Music

The Nurse With Wound List

Iñigo Martinez de Rituerto walks you through the influences of the weirdest band ever

The Nurse With Wound List

1979 holds the key to the farthest reaches of musical conception. That year, Nurse With Wound released their debut album Chance Meeting on a Dissecting Table of a Sewing Machine and an Umbrella. Their music is the aural equivalent to the paintings of Salvador Dalí, stretching the mind and questioning reality. The surrealistic instrumentation and Dadaist approach are an amalgam of some of the strangest music of modern times. Tucked into the vinyl gatefold, the revered NWW List payed homage to their influences and bore the wonder for others to discover.

From Henri Chopin to Karlheinz Stockhausen, through the Velvet Underground and into Tangerine Dream, the list spans and pulls together the most unlikely of artists. Dabbling in psychedelics and staggering with no-wave drawl, rolling the rocks in one ear and out the other.
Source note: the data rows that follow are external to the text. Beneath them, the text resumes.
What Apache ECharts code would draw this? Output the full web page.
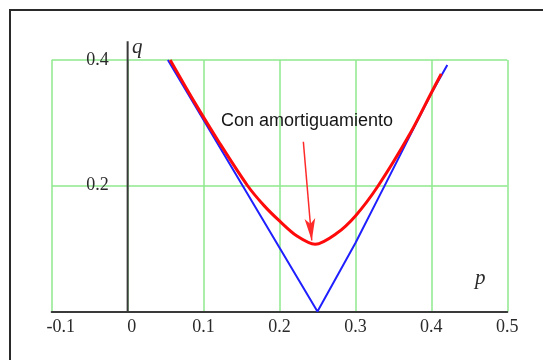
<!DOCTYPE html>
<html>
<head>
<meta charset="utf-8">
<script src="https://cdn.jsdelivr.net/npm/echarts@6/dist/echarts.min.js"></script>
<style>
  html, body { margin: 0; padding: 0; background: #ffffff; }
  #chart { width: 543px; height: 360px; }
</style>
</head>
<body>
<div id="chart"></div>
<script>
// Undamped stability boundary (blue V)
const undampedP = [0.053, 0.250, 0.300, 0.338, 0.400, 0.421];
const undampedQ = [0.400, 0.000, 0.109, 0.199, 0.347, 0.392];

// Damped boundary (red curve)
const dampedP = [0.056, 0.088, 0.120, 0.158, 0.180, 0.200, 0.223, 0.247, 0.275, 0.300, 0.330, 0.372, 0.400, 0.413];
const dampedQ = [0.400, 0.333, 0.270, 0.200, 0.168, 0.144, 0.120, 0.107, 0.124, 0.152, 0.200, 0.283, 0.348, 0.378];

// Vertical q axis drawn from q = 0 up past the grid
const qAxisSpan = [0, 0.43];

// Annotation arrow: tail and head in (p, q)
const arrowTail = [0.2314, 0.270];
const arrowHead = [0.2425, 0.113];
const noteText = 'Con amortiguamiento';

const zip = (xs, ys) => xs.map((x, i) => [x, ys[i]]);

const serif = '"Liberation Serif", "DejaVu Serif", serif';
const sans = '"Liberation Sans", Arial, sans-serif';
const gridGreen = '#8ee88e';
const ink = '#2a2a2a';

const chart = echarts.init(document.getElementById('chart'), null, { renderer: 'canvas' });

chart.setOption({
  backgroundColor: '#ffffff',
  animation: false,
  grid: { left: 51.7, right: 35.7, top: 60, bottom: 48.5, containLabel: false },
  xAxis: {
    type: 'value',
    min: -0.1,
    max: 0.5,
    interval: 0.1,
    axisLine: { show: true, onZero: true, lineStyle: { color: '#3a3a3a', width: 2 } },
    axisTick: { show: false },
    splitLine: { show: true, lineStyle: { color: gridGreen, width: 1.5 } },
    axisLabel: {
      margin: 7,
      fontFamily: serif,
      fontSize: 18,
      color: ink,
      formatter: v => {
        const s = String(Math.round(v * 10) / 10);
        if (v < 0) return '{neg|' + s + '}';
        if (v === 0) return '{zero|' + s + '}';
        return s;
      },
      rich: {
        neg: { fontFamily: serif, fontSize: 18, color: ink, padding: [0, 0, 0, 18] },
        zero: { fontFamily: serif, fontSize: 18, color: ink, padding: [0, 0, 0, 8] }
      }
    }
  },
  yAxis: {
    type: 'value',
    min: 0,
    max: 0.4,
    interval: 0.2,
    axisLine: { show: false, onZero: false },
    axisTick: { show: false },
    splitLine: { show: true, lineStyle: { color: gridGreen, width: 1.5 } },
    axisLabel: {
      margin: -57,
      showMinLabel: false,
      fontFamily: serif,
      fontSize: 18,
      color: ink,
      formatter: v => String(Math.round(v * 10) / 10)
    }
  },
  series: [
    {
      name: 'q axis',
      type: 'line',
      data: qAxisSpan.map(q => [0, q]),
      symbol: 'none',
      clip: false,
      silent: true,
      lineStyle: { color: '#3a3a3a', width: 2 },
      z: 3
    },
    {
      name: 'Sin amortiguamiento',
      type: 'line',
      data: zip(undampedP, undampedQ),
      symbol: 'none',
      clip: false,
      lineStyle: { color: '#1f1fff', width: 2 },
      z: 4
    },
    {
      name: 'Con amortiguamiento',
      type: 'line',
      data: zip(dampedP, dampedQ),
      symbol: 'none',
      smooth: 0.3,
      clip: false,
      lineStyle: { color: '#ff0a0a', width: 3 },
      z: 5,
      markLine: {
        silent: true,
        animation: false,
        symbol: ['none', 'arrow'],
        symbolSize: [8, 22],
        label: { show: false },
        lineStyle: { color: '#ff2a2a', width: 1.5, type: 'solid' },
        data: [[{ coord: arrowTail }, { coord: arrowHead }]]
      }
    }
  ],
  graphic: [
    {
      type: 'rect',
      shape: { x: 10, y: 10, width: 620, height: 420 },
      style: { fill: 'none', stroke: ink, lineWidth: 2 },
      silent: true,
      z: 10
    },
    {
      type: 'text',
      x: 132, y: 47.5,
      style: { text: 'q', font: 'italic 21px ' + serif, fill: ink, textAlign: 'left', textVerticalAlign: 'middle' },
      z: 10
    },
    {
      type: 'text',
      x: 475, y: 278,
      style: { text: 'p', font: 'italic 21px ' + serif, fill: ink, textAlign: 'left', textVerticalAlign: 'middle' },
      z: 10
    },
    {
      type: 'text',
      x: 307, y: 121,
      style: { text: noteText, font: '18px ' + sans, fill: '#151515', textAlign: 'center', textVerticalAlign: 'middle' },
      z: 10
    }
  ]
});
</script>
</body>
</html>
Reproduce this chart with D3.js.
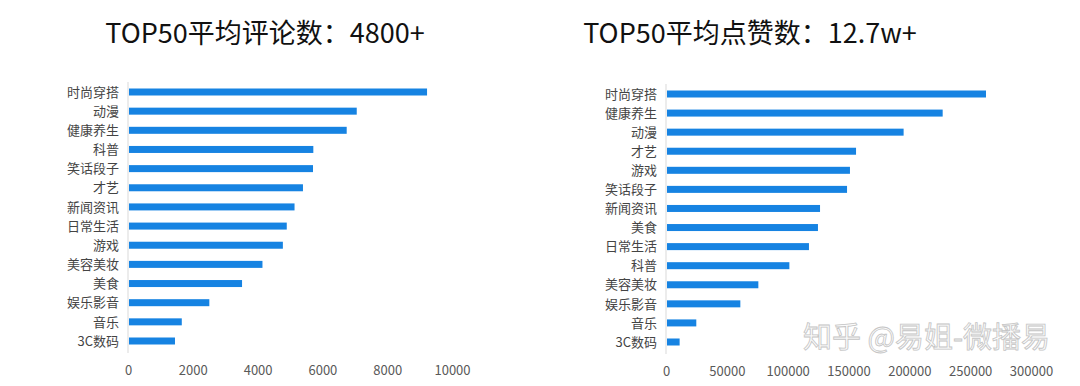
<!DOCTYPE html>
<html>
<head>
<meta charset="utf-8">
<script src="https://cdn.jsdelivr.net/npm/d3@7"></script>
<style>
  body { margin: 0; background: #fff; }
  text { font-family: "Noto Sans CJK SC", "Noto Sans", sans-serif; }
</style>
</head>
<body>
<div id="chart"></div>
<script>
// data of the two bar charts
const commentCats = ["时尚穿搭", "动漫", "健康养生", "科普", "笑话段子", "才艺", "新闻资讯",
  "日常生活", "游戏", "美容美妆", "美食", "娱乐影音", "音乐", "3C数码"];
const commentVals = [9230, 7060, 6750, 5720, 5710, 5400, 5140, 4900, 4780, 4150, 3520, 2510, 1660, 1450];
const commentTicks = [0, 2000, 4000, 6000, 8000, 10000];
const commentTitle = "TOP50平均评论数：4800+";

const likeCats = ["时尚穿搭", "健康养生", "动漫", "才艺", "游戏", "笑话段子", "新闻资讯",
  "美食", "日常生活", "科普", "美容美妆", "娱乐影音", "音乐", "3C数码"];
const likeVals = [263000, 227400, 195300, 156200, 151200, 148800, 126600, 124900, 117500, 101400, 75900, 61100, 24900, 11200];
const likeTicks = [0, 50000, 100000, 150000, 200000, 250000, 300000];
const likeTitle = "TOP50平均点赞数：12.7w+";

const W = 1080, H = 386;
const barColor = "#1683e2";

var svg = d3.select("#chart")
    .append("svg")
    .attr("width", W)
    .attr("height", H);

// draw one horizontal bar chart
function drawBars(cats, vals, ticks, title, opt) {
    var g = svg.append("g");

    var x = d3.scaleLinear()
        .domain([0, ticks[ticks.length - 1]])
        .range([opt.left, opt.right]);

    var y = d3.scalePoint()
        .domain(cats)
        .range([opt.top, opt.bottom]);

    // title
    g.append("text")
        .attr("x", opt.titleX)
        .attr("y", 43)
        .attr("text-anchor", "middle")
        .style("font-size", "27px")
        .style("fill", "#111")
        .text(title);

    // vertical axis line
    g.append("line")
        .attr("x1", opt.left).attr("x2", opt.left)
        .attr("y1", opt.top - 10).attr("y2", opt.bottom + 12)
        .style("stroke", "#d9d9d9")
        .style("stroke-width", 1);

    // bars
    g.selectAll("rect.bar")
        .data(vals)
        .enter().append("rect")
        .attr("class", "bar")
        .attr("x", x(0) + 1)
        .attr("y", (d, i) => y(cats[i]) - 3.5)
        .attr("width", d => x(d) - x(0) - 1)
        .attr("height", 7)
        .style("fill", barColor);

    // category labels
    var yAxis = g.append("g")
        .attr("transform", "translate(" + (opt.left - 9) + ",0)")
        .call(d3.axisLeft(y).tickSize(0).tickPadding(0));
    yAxis.select(".domain").remove();
    yAxis.selectAll("text")
        .style("font-family", "'Noto Sans CJK SC', sans-serif")
        .style("font-size", "13px")
        .style("fill", "#444");

    // value axis labels
    var xAxis = g.append("g")
        .attr("transform", "translate(0," + (opt.bottom + 22) + ")")
        .call(d3.axisBottom(x).tickValues(ticks).tickSize(0).tickFormat(d3.format("d")));
    xAxis.select(".domain").remove();
    xAxis.selectAll("text")
        .style("font-family", "'Noto Sans CJK SC', sans-serif")
        .style("font-size", "13px")
        .style("fill", "#595959");
}

drawBars(commentCats, commentVals, commentTicks, commentTitle,
    {left: 128, right: 452, top: 92, bottom: 341, titleX: 265});
drawBars(likeCats, likeVals, likeTicks, likeTitle,
    {left: 666, right: 1031, top: 94, bottom: 342, titleX: 750});

// zhihu watermark
svg.append("text")
    .attr("x", 1050)
    .attr("y", 348)
    .attr("text-anchor", "end")
    .style("font-size", "29px")
    .style("fill", "#fbfbfb")
    .style("stroke", "#c4c4c4")
    .style("stroke-width", 0.8)
    .text("知乎 @易姐-微播易");
</script>
</body>
</html>
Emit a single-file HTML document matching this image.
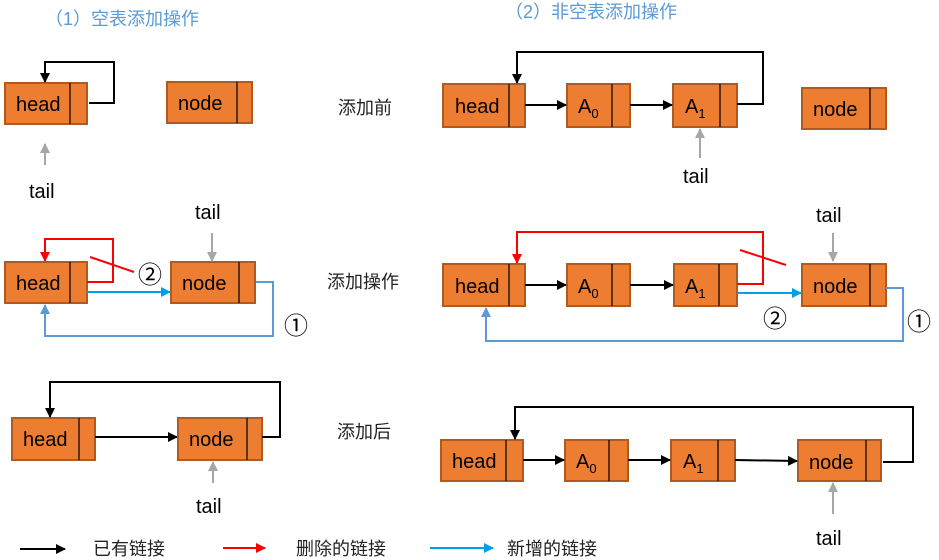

The list pays its respects to a horde of homegrown freethinkers and experimentalists such as industrial outfit Throbbing Gristle and freakfolk gem Comus. Among other London-based groups appear AMM, pioneers of free-improvisation, whose founding member Eddie Prévost can be found on Sunday nights holding improvisation workshops in the basement of a chapel in Borough.

One of the most influential bands on the list is Essex-based anarcho-punks Crass, who cemented the conscientious and passionate cornerstones of the punk mind, burning in the grasp of Thatcherism. Taking up camp in the Dial House commune in the Essex countryside, they nurtured a creative environment for free expression, which still exists today and is documented in the film There is No Authority but Yourself.

Strongly represented is the psychedelic krautrock movement which sprouted in Germany at the end of the 60’s in response to the summer of love. Noting the seminal meanderings of Can, commune jam band Amon Düül and of course one of the biggest influences on modern electronic music, Kraftwerk.

John Cage makes an appearance as well as Greek architect-turned-composer Iannis Xenakis, who used the mathematics of chance and architecture in many of his works. Avant garde guitarist Fred Frith is also mentioned alongside Frank Zappa’s Mothers of Invention.

The list is a colourful display of originality and with bands such as The Deep FreezeMice or Lemon Kittens, sometimes it’s worth reading for the names alone. For the curious ear, it is a mere chip of the cookie and a musical map towards deeper horizons.